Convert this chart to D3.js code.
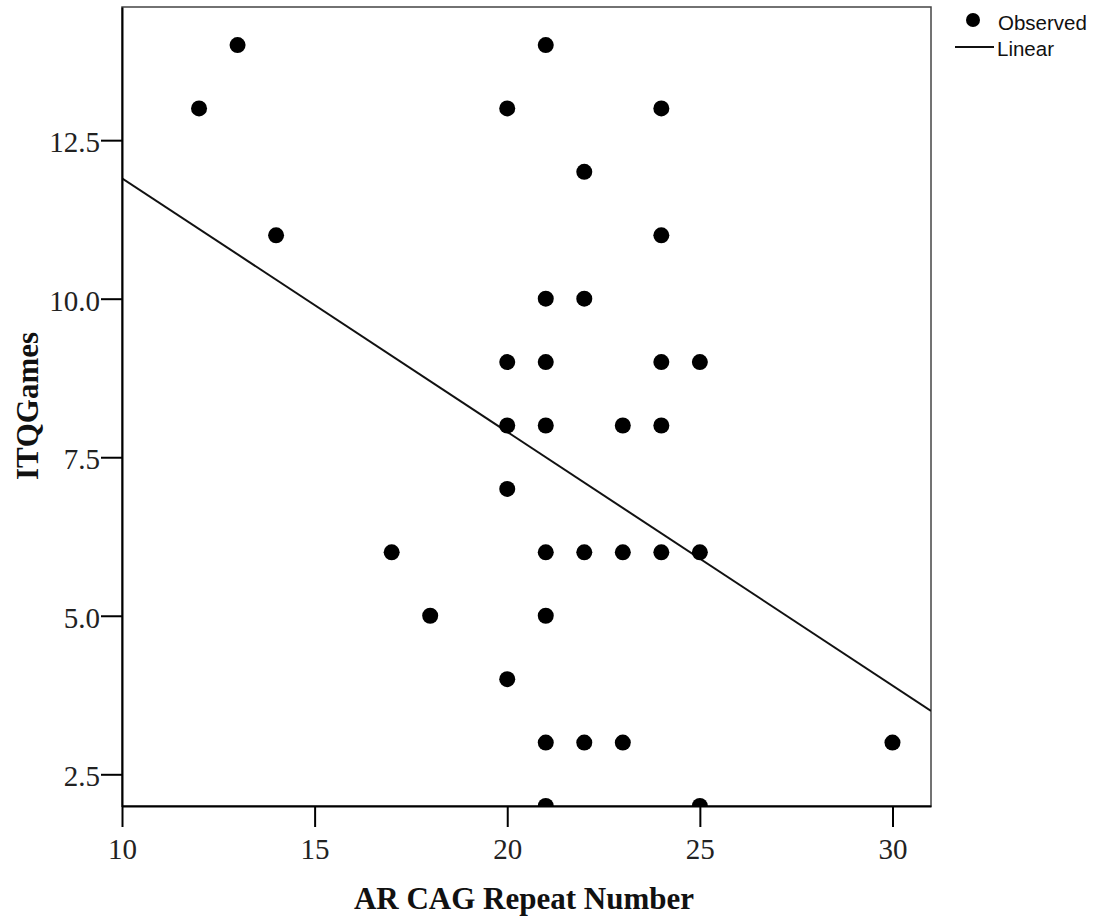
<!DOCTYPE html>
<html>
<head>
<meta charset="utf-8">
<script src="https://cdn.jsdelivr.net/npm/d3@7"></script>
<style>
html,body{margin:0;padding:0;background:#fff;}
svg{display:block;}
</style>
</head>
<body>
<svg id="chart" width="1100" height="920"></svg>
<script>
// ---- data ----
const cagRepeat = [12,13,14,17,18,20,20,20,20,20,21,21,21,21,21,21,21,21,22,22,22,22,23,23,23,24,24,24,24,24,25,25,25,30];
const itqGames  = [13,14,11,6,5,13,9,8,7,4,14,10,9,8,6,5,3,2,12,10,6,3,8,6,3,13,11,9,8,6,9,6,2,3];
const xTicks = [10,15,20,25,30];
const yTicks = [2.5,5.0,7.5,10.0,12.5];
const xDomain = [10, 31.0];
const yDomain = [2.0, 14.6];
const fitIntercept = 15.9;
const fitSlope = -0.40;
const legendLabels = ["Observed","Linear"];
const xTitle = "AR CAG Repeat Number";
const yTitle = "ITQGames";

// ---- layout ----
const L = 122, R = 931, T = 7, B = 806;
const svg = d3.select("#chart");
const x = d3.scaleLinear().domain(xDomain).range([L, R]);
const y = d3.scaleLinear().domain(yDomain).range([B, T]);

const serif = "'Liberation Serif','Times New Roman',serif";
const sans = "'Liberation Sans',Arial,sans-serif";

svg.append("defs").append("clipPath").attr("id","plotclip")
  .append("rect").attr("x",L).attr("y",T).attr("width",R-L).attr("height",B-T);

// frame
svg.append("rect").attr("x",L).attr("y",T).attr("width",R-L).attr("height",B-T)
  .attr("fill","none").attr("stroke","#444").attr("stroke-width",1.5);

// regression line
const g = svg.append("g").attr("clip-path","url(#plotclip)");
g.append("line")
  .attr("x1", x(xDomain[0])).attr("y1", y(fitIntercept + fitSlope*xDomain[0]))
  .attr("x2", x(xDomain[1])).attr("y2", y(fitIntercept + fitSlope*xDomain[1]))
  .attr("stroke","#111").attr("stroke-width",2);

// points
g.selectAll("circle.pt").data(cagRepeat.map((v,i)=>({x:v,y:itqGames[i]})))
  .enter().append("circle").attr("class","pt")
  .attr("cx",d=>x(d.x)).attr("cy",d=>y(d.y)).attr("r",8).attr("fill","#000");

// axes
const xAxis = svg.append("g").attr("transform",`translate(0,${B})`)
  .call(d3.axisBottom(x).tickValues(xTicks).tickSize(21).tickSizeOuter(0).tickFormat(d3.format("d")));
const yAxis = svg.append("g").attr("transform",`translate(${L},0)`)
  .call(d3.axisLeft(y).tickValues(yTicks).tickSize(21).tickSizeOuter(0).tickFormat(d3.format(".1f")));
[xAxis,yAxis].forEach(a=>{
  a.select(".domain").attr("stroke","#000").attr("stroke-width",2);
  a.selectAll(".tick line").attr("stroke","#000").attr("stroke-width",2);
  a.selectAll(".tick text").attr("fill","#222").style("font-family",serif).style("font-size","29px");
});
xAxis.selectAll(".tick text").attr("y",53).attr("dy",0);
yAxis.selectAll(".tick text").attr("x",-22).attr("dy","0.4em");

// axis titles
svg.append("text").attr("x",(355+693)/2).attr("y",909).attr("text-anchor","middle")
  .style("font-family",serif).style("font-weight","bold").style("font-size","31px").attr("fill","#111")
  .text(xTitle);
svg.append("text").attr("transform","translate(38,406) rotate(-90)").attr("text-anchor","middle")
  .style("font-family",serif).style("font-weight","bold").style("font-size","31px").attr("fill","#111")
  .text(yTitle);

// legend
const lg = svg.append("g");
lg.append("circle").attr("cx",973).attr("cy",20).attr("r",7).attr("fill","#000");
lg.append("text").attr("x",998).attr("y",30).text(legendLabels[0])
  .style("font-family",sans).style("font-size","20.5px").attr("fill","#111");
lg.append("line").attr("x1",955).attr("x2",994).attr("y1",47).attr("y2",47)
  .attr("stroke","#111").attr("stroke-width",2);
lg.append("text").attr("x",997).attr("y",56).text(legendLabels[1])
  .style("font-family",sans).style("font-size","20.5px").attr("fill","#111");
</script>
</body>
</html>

## EXERCISE PROMPT
Return to the listing above and set it down exactly, leaving out its pictures.

## EXERCISE ANSWER
Convert this chart to D3.js code.
<!DOCTYPE html>
<html>
<head>
<meta charset="utf-8">
<script src="https://cdn.jsdelivr.net/npm/d3@7"></script>
<style>
html,body{margin:0;padding:0;background:#fff;}
svg{display:block;}
</style>
</head>
<body>
<svg id="chart" width="1100" height="920"></svg>
<script>
// ---- data ----
const cagRepeat = [12,13,14,17,18,20,20,20,20,20,21,21,21,21,21,21,21,21,22,22,22,22,23,23,23,24,24,24,24,24,25,25,25,30];
const itqGames  = [13,14,11,6,5,13,9,8,7,4,14,10,9,8,6,5,3,2,12,10,6,3,8,6,3,13,11,9,8,6,9,6,2,3];
const xTicks = [10,15,20,25,30];
const yTicks = [2.5,5.0,7.5,10.0,12.5];
const xDomain = [10, 31.0];
const yDomain = [2.0, 14.6];
const fitIntercept = 15.9;
const fitSlope = -0.40;
const legendLabels = ["Observed","Linear"];
const xTitle = "AR CAG Repeat Number";
const yTitle = "ITQGames";

// ---- layout ----
const L = 122, R = 931, T = 7, B = 806;
const svg = d3.select("#chart");
const x = d3.scaleLinear().domain(xDomain).range([L, R]);
const y = d3.scaleLinear().domain(yDomain).range([B, T]);

const serif = "'Liberation Serif','Times New Roman',serif";
const sans = "'Liberation Sans',Arial,sans-serif";

svg.append("defs").append("clipPath").attr("id","plotclip")
  .append("rect").attr("x",L).attr("y",T).attr("width",R-L).attr("height",B-T);

// frame
svg.append("rect").attr("x",L).attr("y",T).attr("width",R-L).attr("height",B-T)
  .attr("fill","none").attr("stroke","#444").attr("stroke-width",1.5);

// regression line
const g = svg.append("g").attr("clip-path","url(#plotclip)");
g.append("line")
  .attr("x1", x(xDomain[0])).attr("y1", y(fitIntercept + fitSlope*xDomain[0]))
  .attr("x2", x(xDomain[1])).attr("y2", y(fitIntercept + fitSlope*xDomain[1]))
  .attr("stroke","#111").attr("stroke-width",2);

// points
g.selectAll("circle.pt").data(cagRepeat.map((v,i)=>({x:v,y:itqGames[i]})))
  .enter().append("circle").attr("class","pt")
  .attr("cx",d=>x(d.x)).attr("cy",d=>y(d.y)).attr("r",8).attr("fill","#000");

// axes
const xAxis = svg.append("g").attr("transform",`translate(0,${B})`)
  .call(d3.axisBottom(x).tickValues(xTicks).tickSize(21).tickSizeOuter(0).tickFormat(d3.format("d")));
const yAxis = svg.append("g").attr("transform",`translate(${L},0)`)
  .call(d3.axisLeft(y).tickValues(yTicks).tickSize(21).tickSizeOuter(0).tickFormat(d3.format(".1f")));
[xAxis,yAxis].forEach(a=>{
  a.select(".domain").attr("stroke","#000").attr("stroke-width",2);
  a.selectAll(".tick line").attr("stroke","#000").attr("stroke-width",2);
  a.selectAll(".tick text").attr("fill","#222").style("font-family",serif).style("font-size","29px");
});
xAxis.selectAll(".tick text").attr("y",53).attr("dy",0);
yAxis.selectAll(".tick text").attr("x",-22).attr("dy","0.4em");

// axis titles
svg.append("text").attr("x",(355+693)/2).attr("y",909).attr("text-anchor","middle")
  .style("font-family",serif).style("font-weight","bold").style("font-size","31px").attr("fill","#111")
  .text(xTitle);
svg.append("text").attr("transform","translate(38,406) rotate(-90)").attr("text-anchor","middle")
  .style("font-family",serif).style("font-weight","bold").style("font-size","31px").attr("fill","#111")
  .text(yTitle);

// legend
const lg = svg.append("g");
lg.append("circle").attr("cx",973).attr("cy",20).attr("r",7).attr("fill","#000");
lg.append("text").attr("x",998).attr("y",30).text(legendLabels[0])
  .style("font-family",sans).style("font-size","20.5px").attr("fill","#111");
lg.append("line").attr("x1",955).attr("x2",994).attr("y1",47).attr("y2",47)
  .attr("stroke","#111").attr("stroke-width",2);
lg.append("text").attr("x",997).attr("y",56).text(legendLabels[1])
  .style("font-family",sans).style("font-size","20.5px").attr("fill","#111");
</script>
</body>
</html>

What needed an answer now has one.